Brief → Quote the listing below in its entirety, omitting every image.

Source excerpt →
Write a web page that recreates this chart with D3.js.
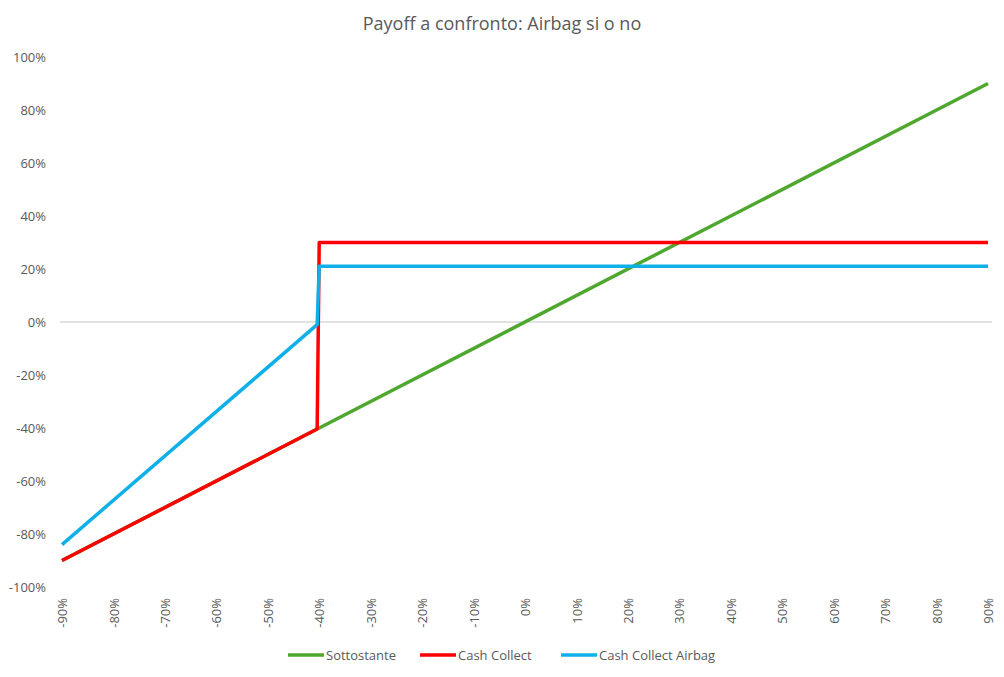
<!DOCTYPE html>
<html>
<head>
<meta charset="utf-8">
<script src="https://cdn.jsdelivr.net/npm/d3@7"></script>
<style>
  body { margin: 0; background: #fff; }
  svg { font-family: "Open Sans", "Noto Sans", sans-serif; }
</style>
</head>
<body>
<svg></svg>
<script>
// breakpoints of each payoff line (x = underlying performance, %)
var xPoints = [-90, -40.4, -40, 90];
var sottostante = [-90, -40.4, -40, 90];
var cashCollect = [-90, -40.4, 30, 30];
var airbag = [-84, -1, 21, 21];

var seriesNames = ["Sottostante", "Cash Collect", "Cash Collect Airbag"];
var seriesColors = ["#4ea72e", "#ff0000", "#0fb0e8"];
var xTicks = [-90, -80, -70, -60, -50, -40, -30, -20, -10, 0, 10, 20, 30, 40, 50, 60, 70, 80, 90];
var yTicks = [-100, -80, -60, -40, -20, 0, 20, 40, 60, 80, 100];

var width = 1004;
var height = 677;

var svg = d3.select("svg")
            .attr("width", width)
            .attr("height", height);

var xScale = d3.scaleLinear()
               .domain([-90, 90])
               .range([62, 988]);
var yScale = d3.scaleLinear()
               .domain([-100, 100])
               .range([587, 57]);

// title
svg.append("text")
   .text("Payoff a confronto: Airbag si o no")
   .attr("x", 502)
   .attr("y", 30)
   .attr("text-anchor", "middle")
   .attr("font-size", 18)
   .attr("fill", "#595959");

// y axis labels
var yAxis = d3.axisLeft(yScale)
              .tickValues(yTicks)
              .tickFormat(function(d){ return d + "%"; })
              .tickSize(0)
              .tickPadding(0);
var gy = svg.append("g")
            .attr("transform", "translate(46,0)")
            .call(yAxis);
gy.select(".domain").remove();
gy.selectAll("text")
  .attr("font-size", 13)
  .attr("font-family", "\"Open Sans\", sans-serif")
  .attr("fill", "#595959");

// zero line
svg.append("line")
   .attr("x1", 60)
   .attr("x2", 992)
   .attr("y1", yScale(0))
   .attr("y2", yScale(0))
   .attr("stroke", "#d9d9d9")
   .attr("stroke-width", 1.3);

// x axis labels, rotated
var xAxis = d3.axisBottom(xScale)
              .tickValues(xTicks)
              .tickFormat(function(d){ return d + "%"; })
              .tickSize(0);
var gx = svg.append("g")
            .attr("transform", "translate(0,598)")
            .call(xAxis);
gx.select(".domain").remove();
gx.selectAll("text")
  .attr("font-size", 13)
  .attr("font-family", "\"Open Sans\", sans-serif")
  .attr("fill", "#595959")
  .attr("transform", "rotate(-90)")
  .attr("text-anchor", "end")
  .attr("x", 0)
  .attr("y", 0)
  .attr("dy", "0.35em");

// lines
var line = d3.line()
             .x(function(d){ return xScale(d[0]); })
             .y(function(d){ return yScale(d[1]); });

var allSeries = [sottostante, cashCollect, airbag];
allSeries.forEach(function(vals, i){
  var pts = xPoints.map(function(x, j){ return [x, vals[j]]; });
  svg.append("path")
     .datum(pts)
     .attr("d", line)
     .attr("fill", "none")
     .attr("stroke", seriesColors[i])
     .attr("stroke-width", 3.5)
     .attr("stroke-linejoin", "round");
});

// legend
var legendX = [288, 420, 561];
seriesNames.forEach(function(name, i){
  svg.append("line")
     .attr("x1", legendX[i])
     .attr("x2", legendX[i] + 36)
     .attr("y1", 655)
     .attr("y2", 655)
     .attr("stroke", seriesColors[i])
     .attr("stroke-width", 3.5);
  svg.append("text")
     .text(name)
     .attr("x", legendX[i] + 38)
     .attr("y", 655)
     .attr("dy", "0.35em")
     .attr("font-size", 13)
     .attr("fill", "#595959");
});
</script>
</body>
</html>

Written answer →
Write a web page that recreates this chart with D3.js.
<!DOCTYPE html>
<html>
<head>
<meta charset="utf-8">
<script src="https://cdn.jsdelivr.net/npm/d3@7"></script>
<style>
  body { margin: 0; background: #fff; }
  svg { font-family: "Open Sans", "Noto Sans", sans-serif; }
</style>
</head>
<body>
<svg></svg>
<script>
// breakpoints of each payoff line (x = underlying performance, %)
var xPoints = [-90, -40.4, -40, 90];
var sottostante = [-90, -40.4, -40, 90];
var cashCollect = [-90, -40.4, 30, 30];
var airbag = [-84, -1, 21, 21];

var seriesNames = ["Sottostante", "Cash Collect", "Cash Collect Airbag"];
var seriesColors = ["#4ea72e", "#ff0000", "#0fb0e8"];
var xTicks = [-90, -80, -70, -60, -50, -40, -30, -20, -10, 0, 10, 20, 30, 40, 50, 60, 70, 80, 90];
var yTicks = [-100, -80, -60, -40, -20, 0, 20, 40, 60, 80, 100];

var width = 1004;
var height = 677;

var svg = d3.select("svg")
            .attr("width", width)
            .attr("height", height);

var xScale = d3.scaleLinear()
               .domain([-90, 90])
               .range([62, 988]);
var yScale = d3.scaleLinear()
               .domain([-100, 100])
               .range([587, 57]);

// title
svg.append("text")
   .text("Payoff a confronto: Airbag si o no")
   .attr("x", 502)
   .attr("y", 30)
   .attr("text-anchor", "middle")
   .attr("font-size", 18)
   .attr("fill", "#595959");

// y axis labels
var yAxis = d3.axisLeft(yScale)
              .tickValues(yTicks)
              .tickFormat(function(d){ return d + "%"; })
              .tickSize(0)
              .tickPadding(0);
var gy = svg.append("g")
            .attr("transform", "translate(46,0)")
            .call(yAxis);
gy.select(".domain").remove();
gy.selectAll("text")
  .attr("font-size", 13)
  .attr("font-family", "\"Open Sans\", sans-serif")
  .attr("fill", "#595959");

// zero line
svg.append("line")
   .attr("x1", 60)
   .attr("x2", 992)
   .attr("y1", yScale(0))
   .attr("y2", yScale(0))
   .attr("stroke", "#d9d9d9")
   .attr("stroke-width", 1.3);

// x axis labels, rotated
var xAxis = d3.axisBottom(xScale)
              .tickValues(xTicks)
              .tickFormat(function(d){ return d + "%"; })
              .tickSize(0);
var gx = svg.append("g")
            .attr("transform", "translate(0,598)")
            .call(xAxis);
gx.select(".domain").remove();
gx.selectAll("text")
  .attr("font-size", 13)
  .attr("font-family", "\"Open Sans\", sans-serif")
  .attr("fill", "#595959")
  .attr("transform", "rotate(-90)")
  .attr("text-anchor", "end")
  .attr("x", 0)
  .attr("y", 0)
  .attr("dy", "0.35em");

// lines
var line = d3.line()
             .x(function(d){ return xScale(d[0]); })
             .y(function(d){ return yScale(d[1]); });

var allSeries = [sottostante, cashCollect, airbag];
allSeries.forEach(function(vals, i){
  var pts = xPoints.map(function(x, j){ return [x, vals[j]]; });
  svg.append("path")
     .datum(pts)
     .attr("d", line)
     .attr("fill", "none")
     .attr("stroke", seriesColors[i])
     .attr("stroke-width", 3.5)
     .attr("stroke-linejoin", "round");
});

// legend
var legendX = [288, 420, 561];
seriesNames.forEach(function(name, i){
  svg.append("line")
     .attr("x1", legendX[i])
     .attr("x2", legendX[i] + 36)
     .attr("y1", 655)
     .attr("y2", 655)
     .attr("stroke", seriesColors[i])
     .attr("stroke-width", 3.5);
  svg.append("text")
     .text(name)
     .attr("x", legendX[i] + 38)
     .attr("y", 655)
     .attr("dy", "0.35em")
     .attr("font-size", 13)
     .attr("fill", "#595959");
});
</script>
</body>
</html>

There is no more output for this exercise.